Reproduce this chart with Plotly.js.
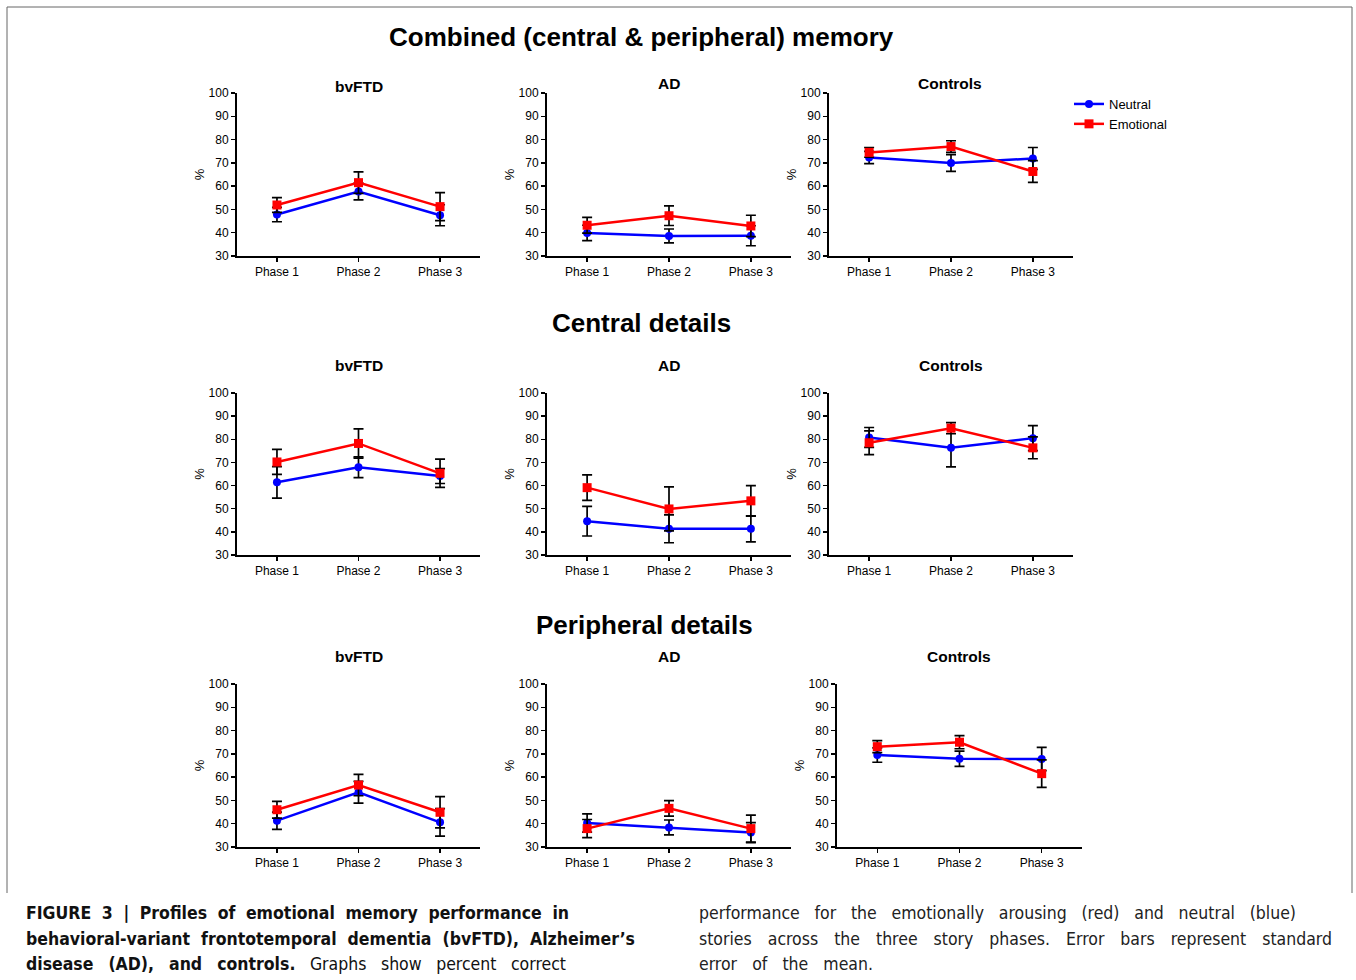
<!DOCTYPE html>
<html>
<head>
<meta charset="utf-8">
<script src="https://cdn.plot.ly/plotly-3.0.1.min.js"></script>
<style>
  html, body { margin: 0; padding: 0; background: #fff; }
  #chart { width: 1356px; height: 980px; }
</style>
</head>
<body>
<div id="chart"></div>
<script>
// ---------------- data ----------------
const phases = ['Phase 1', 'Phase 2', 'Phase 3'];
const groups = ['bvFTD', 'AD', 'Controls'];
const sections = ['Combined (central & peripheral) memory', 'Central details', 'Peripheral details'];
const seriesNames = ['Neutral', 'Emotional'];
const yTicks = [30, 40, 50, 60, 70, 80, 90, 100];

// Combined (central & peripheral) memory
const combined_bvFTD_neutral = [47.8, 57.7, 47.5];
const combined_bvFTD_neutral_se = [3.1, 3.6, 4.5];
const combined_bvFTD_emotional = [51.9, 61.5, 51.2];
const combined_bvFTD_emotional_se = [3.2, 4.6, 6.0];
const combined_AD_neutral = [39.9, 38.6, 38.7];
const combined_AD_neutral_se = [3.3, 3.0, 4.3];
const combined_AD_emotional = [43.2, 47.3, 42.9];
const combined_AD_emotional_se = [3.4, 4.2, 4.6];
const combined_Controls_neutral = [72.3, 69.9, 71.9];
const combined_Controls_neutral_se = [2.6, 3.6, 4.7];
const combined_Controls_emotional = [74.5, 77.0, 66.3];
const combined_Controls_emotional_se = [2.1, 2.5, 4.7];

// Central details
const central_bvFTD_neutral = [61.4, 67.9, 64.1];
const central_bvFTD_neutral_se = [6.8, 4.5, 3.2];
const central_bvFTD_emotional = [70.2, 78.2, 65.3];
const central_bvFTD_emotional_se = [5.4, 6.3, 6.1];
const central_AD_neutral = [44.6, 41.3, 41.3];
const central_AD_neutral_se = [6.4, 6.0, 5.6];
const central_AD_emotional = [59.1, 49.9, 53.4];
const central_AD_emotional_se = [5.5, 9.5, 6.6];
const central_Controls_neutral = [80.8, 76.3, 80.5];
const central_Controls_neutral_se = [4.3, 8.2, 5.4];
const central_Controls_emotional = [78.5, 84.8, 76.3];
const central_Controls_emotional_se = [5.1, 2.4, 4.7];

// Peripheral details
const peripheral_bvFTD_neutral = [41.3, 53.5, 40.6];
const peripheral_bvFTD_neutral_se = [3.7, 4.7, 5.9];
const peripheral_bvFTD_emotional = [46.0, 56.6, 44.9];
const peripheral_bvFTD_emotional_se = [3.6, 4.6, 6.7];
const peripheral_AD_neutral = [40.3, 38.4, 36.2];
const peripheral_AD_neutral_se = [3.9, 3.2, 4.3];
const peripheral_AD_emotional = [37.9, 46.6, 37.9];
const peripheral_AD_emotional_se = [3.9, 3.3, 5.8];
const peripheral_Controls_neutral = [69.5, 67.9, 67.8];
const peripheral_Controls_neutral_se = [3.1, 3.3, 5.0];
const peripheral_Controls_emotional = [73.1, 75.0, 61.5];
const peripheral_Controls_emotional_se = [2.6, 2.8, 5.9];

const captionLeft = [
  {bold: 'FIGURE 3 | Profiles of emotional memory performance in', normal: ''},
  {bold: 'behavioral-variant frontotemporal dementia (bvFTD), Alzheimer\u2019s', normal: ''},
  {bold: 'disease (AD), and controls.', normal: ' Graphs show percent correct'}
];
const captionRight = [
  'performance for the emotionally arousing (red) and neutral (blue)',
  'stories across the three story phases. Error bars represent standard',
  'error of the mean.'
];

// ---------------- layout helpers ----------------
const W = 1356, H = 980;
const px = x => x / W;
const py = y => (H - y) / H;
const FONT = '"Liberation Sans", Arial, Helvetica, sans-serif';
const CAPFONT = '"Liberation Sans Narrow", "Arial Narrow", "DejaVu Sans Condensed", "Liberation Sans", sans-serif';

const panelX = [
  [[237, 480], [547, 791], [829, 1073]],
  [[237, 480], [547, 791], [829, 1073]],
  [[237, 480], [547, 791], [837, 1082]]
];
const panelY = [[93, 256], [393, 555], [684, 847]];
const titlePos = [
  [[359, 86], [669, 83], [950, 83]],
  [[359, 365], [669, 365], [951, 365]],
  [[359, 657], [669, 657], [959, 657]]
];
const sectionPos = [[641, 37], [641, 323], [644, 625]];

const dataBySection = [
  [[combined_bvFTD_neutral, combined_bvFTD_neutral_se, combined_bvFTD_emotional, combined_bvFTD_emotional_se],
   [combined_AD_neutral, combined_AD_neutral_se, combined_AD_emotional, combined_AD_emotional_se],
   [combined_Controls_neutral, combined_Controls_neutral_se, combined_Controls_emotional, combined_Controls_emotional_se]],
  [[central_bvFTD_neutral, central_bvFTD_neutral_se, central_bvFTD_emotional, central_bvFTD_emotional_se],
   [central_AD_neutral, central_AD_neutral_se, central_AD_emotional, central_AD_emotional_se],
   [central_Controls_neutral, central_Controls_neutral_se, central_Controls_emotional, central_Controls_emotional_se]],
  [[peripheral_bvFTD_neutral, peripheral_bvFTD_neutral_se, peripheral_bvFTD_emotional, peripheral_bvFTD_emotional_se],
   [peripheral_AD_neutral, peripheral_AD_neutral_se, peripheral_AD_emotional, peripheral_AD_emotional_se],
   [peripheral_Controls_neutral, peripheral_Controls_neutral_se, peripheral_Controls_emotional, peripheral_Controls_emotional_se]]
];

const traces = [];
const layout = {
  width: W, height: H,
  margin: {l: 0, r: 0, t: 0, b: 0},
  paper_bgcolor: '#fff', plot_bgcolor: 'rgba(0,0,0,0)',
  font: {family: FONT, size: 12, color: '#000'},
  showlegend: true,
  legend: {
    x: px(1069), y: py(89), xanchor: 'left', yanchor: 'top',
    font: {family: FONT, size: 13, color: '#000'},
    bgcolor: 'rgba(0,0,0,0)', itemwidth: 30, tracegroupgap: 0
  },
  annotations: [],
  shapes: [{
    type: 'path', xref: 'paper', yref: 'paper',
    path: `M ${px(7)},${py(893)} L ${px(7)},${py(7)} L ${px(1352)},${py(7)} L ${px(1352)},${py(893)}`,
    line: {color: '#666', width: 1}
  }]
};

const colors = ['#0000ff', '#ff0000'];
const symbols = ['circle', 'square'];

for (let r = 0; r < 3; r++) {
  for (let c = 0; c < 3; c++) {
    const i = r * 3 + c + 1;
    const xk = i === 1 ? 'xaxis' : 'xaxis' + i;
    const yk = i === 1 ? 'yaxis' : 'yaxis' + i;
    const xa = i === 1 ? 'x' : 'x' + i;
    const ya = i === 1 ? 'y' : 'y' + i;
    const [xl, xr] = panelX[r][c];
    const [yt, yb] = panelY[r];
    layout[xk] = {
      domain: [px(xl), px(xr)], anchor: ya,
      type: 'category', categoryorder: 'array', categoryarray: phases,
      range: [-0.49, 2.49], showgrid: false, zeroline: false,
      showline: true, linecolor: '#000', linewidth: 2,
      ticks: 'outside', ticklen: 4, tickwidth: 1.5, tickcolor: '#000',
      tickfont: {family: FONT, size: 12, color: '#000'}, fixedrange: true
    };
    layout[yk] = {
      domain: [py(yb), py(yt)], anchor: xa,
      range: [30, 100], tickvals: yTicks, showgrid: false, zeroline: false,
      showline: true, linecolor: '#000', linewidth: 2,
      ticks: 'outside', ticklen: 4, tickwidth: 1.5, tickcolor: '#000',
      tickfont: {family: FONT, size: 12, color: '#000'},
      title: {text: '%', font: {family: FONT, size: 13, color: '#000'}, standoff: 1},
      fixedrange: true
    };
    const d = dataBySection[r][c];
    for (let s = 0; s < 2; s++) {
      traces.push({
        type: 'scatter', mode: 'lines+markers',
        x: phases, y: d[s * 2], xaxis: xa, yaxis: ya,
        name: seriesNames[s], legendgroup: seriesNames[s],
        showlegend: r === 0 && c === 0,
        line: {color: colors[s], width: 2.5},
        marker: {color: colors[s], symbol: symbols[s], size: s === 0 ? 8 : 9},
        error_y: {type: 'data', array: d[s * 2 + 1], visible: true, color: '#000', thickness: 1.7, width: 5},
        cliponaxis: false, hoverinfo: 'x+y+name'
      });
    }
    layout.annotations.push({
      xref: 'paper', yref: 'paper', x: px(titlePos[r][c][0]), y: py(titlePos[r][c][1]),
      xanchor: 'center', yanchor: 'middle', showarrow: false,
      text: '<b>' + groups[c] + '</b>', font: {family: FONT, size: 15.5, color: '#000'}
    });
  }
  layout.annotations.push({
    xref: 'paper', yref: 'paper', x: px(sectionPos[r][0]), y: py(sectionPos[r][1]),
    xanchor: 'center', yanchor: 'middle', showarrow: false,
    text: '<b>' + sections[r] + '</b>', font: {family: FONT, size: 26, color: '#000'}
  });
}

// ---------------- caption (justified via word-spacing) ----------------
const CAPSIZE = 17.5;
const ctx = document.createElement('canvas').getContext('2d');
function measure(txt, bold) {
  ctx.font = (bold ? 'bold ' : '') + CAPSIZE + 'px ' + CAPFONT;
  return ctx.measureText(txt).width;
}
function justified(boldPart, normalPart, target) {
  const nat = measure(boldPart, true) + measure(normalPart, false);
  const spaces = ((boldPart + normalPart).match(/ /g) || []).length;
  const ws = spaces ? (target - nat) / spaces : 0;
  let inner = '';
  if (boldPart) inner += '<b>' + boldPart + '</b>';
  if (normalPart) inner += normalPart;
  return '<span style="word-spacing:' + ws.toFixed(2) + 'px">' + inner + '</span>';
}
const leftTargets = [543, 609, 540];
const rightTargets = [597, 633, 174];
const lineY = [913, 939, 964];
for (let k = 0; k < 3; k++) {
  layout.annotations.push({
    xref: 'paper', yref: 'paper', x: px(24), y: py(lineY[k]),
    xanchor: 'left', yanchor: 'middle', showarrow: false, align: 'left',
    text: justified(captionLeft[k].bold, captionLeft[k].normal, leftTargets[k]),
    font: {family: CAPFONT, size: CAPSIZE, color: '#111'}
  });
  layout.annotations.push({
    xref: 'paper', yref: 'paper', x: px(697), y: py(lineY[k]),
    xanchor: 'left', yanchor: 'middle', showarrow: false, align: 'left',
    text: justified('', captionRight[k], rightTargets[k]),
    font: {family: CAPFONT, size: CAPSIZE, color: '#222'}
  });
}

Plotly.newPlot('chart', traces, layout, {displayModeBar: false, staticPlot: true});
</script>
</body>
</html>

________________________

> _EXERCISE DIRECTIONS_
Leave out any pictures and return exactly the lines from the beginning of the data through the line with "const combined_Controls_emotional_se = [2.1, 2.5, 4.7];", inclusive.

> _RESULT FOR THIS EXERCISE_
Reproduce this chart with Plotly.js.
<!DOCTYPE html>
<html>
<head>
<meta charset="utf-8">
<script src="https://cdn.plot.ly/plotly-3.0.1.min.js"></script>
<style>
  html, body { margin: 0; padding: 0; background: #fff; }
  #chart { width: 1356px; height: 980px; }
</style>
</head>
<body>
<div id="chart"></div>
<script>
// ---------------- data ----------------
const phases = ['Phase 1', 'Phase 2', 'Phase 3'];
const groups = ['bvFTD', 'AD', 'Controls'];
const sections = ['Combined (central & peripheral) memory', 'Central details', 'Peripheral details'];
const seriesNames = ['Neutral', 'Emotional'];
const yTicks = [30, 40, 50, 60, 70, 80, 90, 100];

// Combined (central & peripheral) memory
const combined_bvFTD_neutral = [47.8, 57.7, 47.5];
const combined_bvFTD_neutral_se = [3.1, 3.6, 4.5];
const combined_bvFTD_emotional = [51.9, 61.5, 51.2];
const combined_bvFTD_emotional_se = [3.2, 4.6, 6.0];
const combined_AD_neutral = [39.9, 38.6, 38.7];
const combined_AD_neutral_se = [3.3, 3.0, 4.3];
const combined_AD_emotional = [43.2, 47.3, 42.9];
const combined_AD_emotional_se = [3.4, 4.2, 4.6];
const combined_Controls_neutral = [72.3, 69.9, 71.9];
const combined_Controls_neutral_se = [2.6, 3.6, 4.7];
const combined_Controls_emotional = [74.5, 77.0, 66.3];
const combined_Controls_emotional_se = [2.1, 2.5, 4.7];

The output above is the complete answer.